Non ti sei mai schierato con il più forte, non era nelle tue corde. In quella fede che non ti apparteneva, ma che tu rispettavi sempre, ti avrebbero chiamato un “puro di cuore” e il tuo candore in effetti era avvolgente e travolgente. Il tuo entusiasmo per la vita era unico, continuo. A chi ti chiedeva per esempio come stavi, la tua risposta energica, era sempre e solo “benissimo”.
La rassegna Femminile palestinese senza te non sarà più la stessa. Tutti noi non saremo più gli stessi senza te. Ma abbiamo avuto l’enorme privilegio di averti avuto al nostro fianco, di imparare da te tantissimo, insegnamenti che porteremo avanti.
Tu, che come ricorda l’AIAP, non hai mai voluto andare via da Salerno, da Napoli, dal Sud. “Una scelta difficile e poco riconosciuta, ma che hai voluto condurre consapevole del valore interdisciplinare e intergenerazionale”. E qui voglio giusto dare un piccolissimo cenno a tutti gli altri tuoi progetti e produzioni culturali soprattutto del passato.
Gli anni meravigliosi della fotografia, le sperimentazioni teatrali con Bartolucci e Filiberto Menna, il periodo con Gelsomino D’Ambrosio, i tanti progetti editoriali. Solo con AIAP, di cui tu eri socio onorario, hai ideato la rivista “Grafica. Teoria Storia e Metodologia” pubblicata per una decina d’anni, e poi la “Carta del Progetto Grafico”, tesi per un dibattito sul progetto della comunicazione. Non aggiungo altro, sarebbe un elenco lunghissimo e chi ti conosce sa bene chi sei.
Ci hai lasciato davvero tanto.

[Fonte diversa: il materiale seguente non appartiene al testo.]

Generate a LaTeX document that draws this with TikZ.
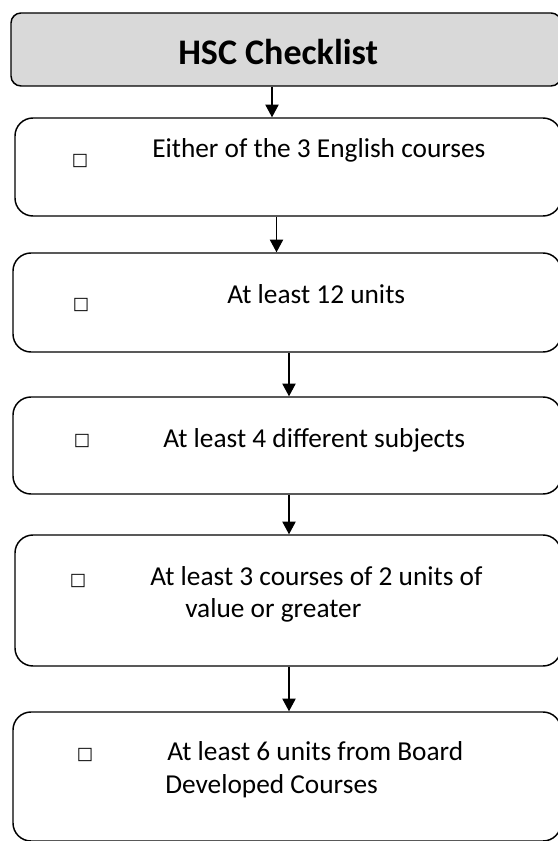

E tanto ancora avevi in cantiere tra cui “Il design della comunicazione, la grafica è finita, il design non sta tanto bene, il marketing non c’è”. Ma noi tutti, innanzitutto la tua meravigliosa famiglia (che definivi sempre con grande orgoglio il progetto più bello che avevi costruito, e che abbracciamo con profondo affetto), Daria e Ilaria al tuo fianco da sempre, anzi “sul pezzo” come dicevi tu, i tuoi colleghi, i tuoi amici, una fra tanti Anty Pansera, che seguiva con te i tuoi progetti editoriali, insomma noi tutti e chi vorrà aggregarsi, porteremo a buon fine i tuoi lavori. Pino Grimaldi non finisce qui.
Possiamo solo ringraziarti per tutto questo, caro Pino, e prometterti che ti onoreremo “comme il faut”, come si deve a un grande maestro come te.